M-F middle school improves its test scores

Published 10:32 pm Wednesday, August 21, 2002

Six of nine Oregon schools that had been singled out as low-achieving by the federal government, including one in Milton-Freewater, recently earned a reprieve from a mandate to let their students go to higher scoring schools, officials said Wednesday.

The schools were targeted as part of the Bush administration’s No Child Left Behind Act, which puts pressure on low-achieving schools to improve.

The act stipulates that after two consecutive years of poor performance on state assessment tests, school districts must pay to bus children to other schools of their choice.

But the six Oregon schools in question improved on 2001 tests, so the federal Department of Education says they can wait until January – when results from the 2002 testing season will be released – to see whether they still fit the low-achieving profile.

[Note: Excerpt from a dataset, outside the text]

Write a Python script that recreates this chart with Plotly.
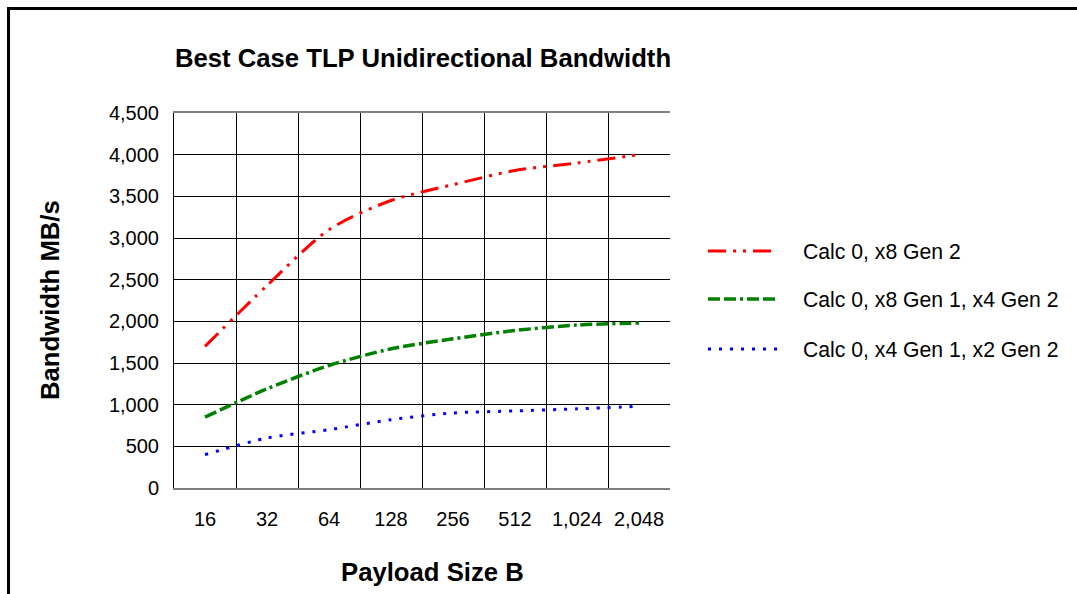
import plotly.graph_objects as go

# ---- data ----
payload_sizes = ["16", "32", "64", "128", "256", "512", "1,024", "2,048"]
series_names = ["Calc 0, x8 Gen 2",
                "Calc 0, x8 Gen 1, x4 Gen 2",
                "Calc 0, x4 Gen 1, x2 Gen 2"]
x8_gen2 = [1700, 2430, 3100, 3450, 3640, 3810, 3900, 4000]
x8g1_x4g2 = [850, 1190, 1470, 1670, 1790, 1890, 1955, 1980]
x4g1_x2g2 = [400, 600, 700, 820, 900, 925, 950, 980]
y_ticks = [0, 500, 1000, 1500, 2000, 2500, 3000, 3500, 4000, 4500]

series_values = [x8_gen2, x8g1_x4g2, x4g1_x2g2]
colors = ["#FF0000", "#008000", "#0000FF"]
dashes = ["18px,7px,3px,7px,3px,7px", "12px,4px,12px,4px,3px,4px", "3px,8px"]
widths = [3, 3.5, 3]

W, H = 1077, 594
L, R, T, B = 174, 670, 113, 488
FONT = "Liberation Sans, Arial, Helvetica, sans-serif"


def px(x):
    return (x - L) / (R - L)


def py(y):
    return (B - y) / (B - T)


fig = go.Figure()
for name, vals, c, d, w in zip(series_names, series_values, colors, dashes, widths):
    fig.add_trace(go.Scatter(
        x=payload_sizes, y=vals, name=name, mode="lines",
        line=dict(color=c, dash=d, width=w, shape="spline", smoothing=0.8),
        showlegend=False))

shapes = []
annotations = []
legend_rows = [251, 299, 349]
for name, c, d, w, ry in zip(series_names, colors, dashes, widths, legend_rows):
    shapes.append(dict(type="line", xref="paper", yref="paper",
                       x0=px(708), x1=px(777), y0=py(ry), y1=py(ry),
                       line=dict(color=c, dash=d, width=w)))
    annotations.append(dict(text=name, xref="paper", yref="paper",
                            x=px(801), y=py(ry), xanchor="left", yanchor="middle",
                            showarrow=False, font=dict(size=21.2, color="black", family=FONT)))

# outer frame (top and left)
shapes.append(dict(type="line", xref="paper", yref="paper",
                   x0=px(7), x1=px(1080), y0=py(8.5), y1=py(8.5),
                   line=dict(color="black", width=3)))
shapes.append(dict(type="line", xref="paper", yref="paper",
                   x0=px(8.5), x1=px(8.5), y0=py(7), y1=py(600),
                   line=dict(color="black", width=3)))

annotations.append(dict(text="<b>Bandwidth MB/s</b>", xref="paper", yref="paper",
                        x=px(50), y=py(300), textangle=-90, showarrow=False,
                        xanchor="center", yanchor="middle",
                        font=dict(size=25.7, color="black", family=FONT)))
annotations.append(dict(text="<b>Payload Size B</b>", xref="paper", yref="paper",
                        x=px(432), y=py(572), showarrow=False,
                        xanchor="center", yanchor="middle",
                        font=dict(size=25.7, color="black", family=FONT)))

fig.update_layout(
    width=W, height=H,
    margin=dict(l=L, r=W - R, t=T, b=H - B, pad=0),
    paper_bgcolor="white", plot_bgcolor="white",
    font=dict(family=FONT, color="black"),
    title=dict(text="<b>Best Case TLP Unidirectional Bandwidth</b>",
               x=px(423), xref="paper", xanchor="center",
               y=1 - 58 / H, yref="container", yanchor="middle",
               font=dict(size=25.7, color="black", family=FONT)),
    shapes=shapes, annotations=annotations,
)
fig.update_xaxes(type="category", range=[-0.5, 7.5], tickson="boundaries",
                 showgrid=True, gridcolor="black", gridwidth=1,
                 showline=True, linecolor="#7f7f7f", linewidth=2, mirror=True,
                 ticks="", ticklabelstandoff=12,
                 tickfont=dict(size=20, color="black", family=FONT))
fig.update_yaxes(range=[0, 4500], tickvals=y_ticks, tickformat=",",
                 showgrid=True, gridcolor="black", gridwidth=1, zeroline=False,
                 showline=True, linecolor="black", linewidth=1,
                 ticks="", ticklabelstandoff=10,
                 tickfont=dict(size=20, color="black", family=FONT))

fig.write_html("out.html", config={"displayModeBar": False},
               post_script="document.body.style.margin='0';")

The affected schools are French Prairie Middle School and Heritage Elementary School in Woodburn; Marshall High School in Portland; Central Middle School in Milton-Freewater; Siletz Elementary School near Newport; and Swegle Elementary School in Salem.

Steve Carnes, who is principal at Central Middle School, said he was confident the 2002 test scores would show improvement. “We have worked extremely hard and have done an evaluations of weak spots.”

While he did not want to make excuses for the low year, Carnes said the test scores that are causing a problem were unusually low that year.

The teaching staff was focusing on areas they had not before like math problem solving, geometry and working hard on the state assessment, Carnes said.

The school was also focusing more on motivating and preparing students for the test so they would understand how important it was.

The Milton-Freewater middle school is expecting 450 students when the school year starts Wednesday, he said.

If they slip, the schools will have to let students have the choice to go to other schools for free in January.

Carnes said his understanding was students could only transfer within their district, which limited their options. “We are the only middle school and they don’t really have another option.”

Roosevelt and Jefferson High Schools in Portland still have to offer the transportation options to students, because they did not demonstrate significant testing improvement.

The ninth school, the AIM alternative high school in the David Douglas school district, opted not to use any more federal Title 1 dollars, and so does not have to comply with the requirements.

At Marshall, 42 students have already requested transfers and been approved, said interim principal John Wilhelmi.

Whether districts honor those transfers will be up to them to decide, said Ric LaTour, the director of the office of student services at the Oregon Department of Education.

Only a small handful of students requested transfers from the other schools, but Marshall could lose a chunk of funding if 42 students do transfer.

“We’re going to go ahead and honor the transfer requests,” said Roger Stewart, director of administrative services at the Lincoln County School District, home to Siletz Elementary. “We are already into the process.”

The Oregon schools in question mostly serve heavily minority and low-income neighborhoods. The two Woodburn schools are majority Latino. Siletz Elementary is 45 percent American Indian. Jefferson High is 75 percent African American and Latino. Central Middle School is 38 percent to 40 percent Latino.